- IATA: QEK; ICAO: EHBD;

Summary
- Airport type: Public
- Operator: Budel Aerodrome b.v./ Kempen Airport
- Location: Budel
- Elevation AMSL: 114 ft / 35 m
- Coordinates: 51°15′16″N 005°36′03″E﻿ / ﻿51.25444°N 5.60083°E
- Interactive map of Kempen Airport

Runways
| Direction | Length |  | Surface |
| m | ft |
| 03/21 | 1,199 | 3,934 | Concrete/Asphalt |
| 03/21 | 600 | 1,969 | Grass |
- Sources: AIP

= Kempen Airport =

Kempen Airport or Budel Airport (Dutch: Vliegveld Kempen), also just called Budel after the nearby town, is a general aviation airport in the south-east of the Netherlands located 5 NM west of Weert and near the border with Belgium. Its main runway, 03/21, is a 1199 m long asphalt runway. There is a second runway for microlight aircraft only, located next to the main runway, and is 600 m long.

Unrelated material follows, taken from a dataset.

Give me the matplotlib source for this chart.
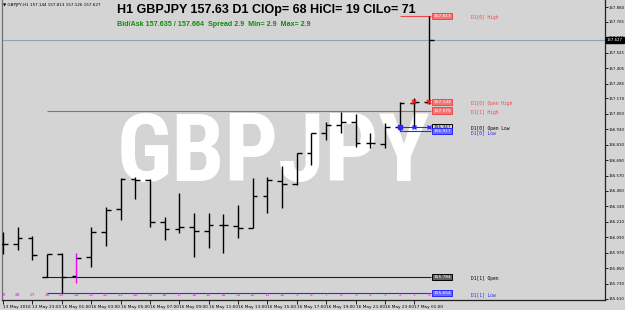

The airport opened in 1970, initially only with a grass runway. An asphalt runway with a length of 930 m was constructed in 1991, and was later expanded to its current length. Approach and runway lighting followed, making the airport suitable for IFR flights. With around 80,000 movements (a movement being a takeoff or landing) a year, it is amongst the busiest general aviation airports in the Netherlands. International flights are allowed to and from the airport and it is used extensively by business aircraft, accounting for 80% of all aircraft movements.

==Accidents==
- On October 26, 2009, a Pilatus PC-12 registered PH-RUL on its way to Frankfurt Egelsbach Airport crashed in a field shortly after take-off from Kempen Airport's runway 21. Two people on board died. An investigation was performed by the Dutch Safety Board; however, the cause of the accident was never conclusively determined. The aircraft was relatively new, having had its first flight in May 2009.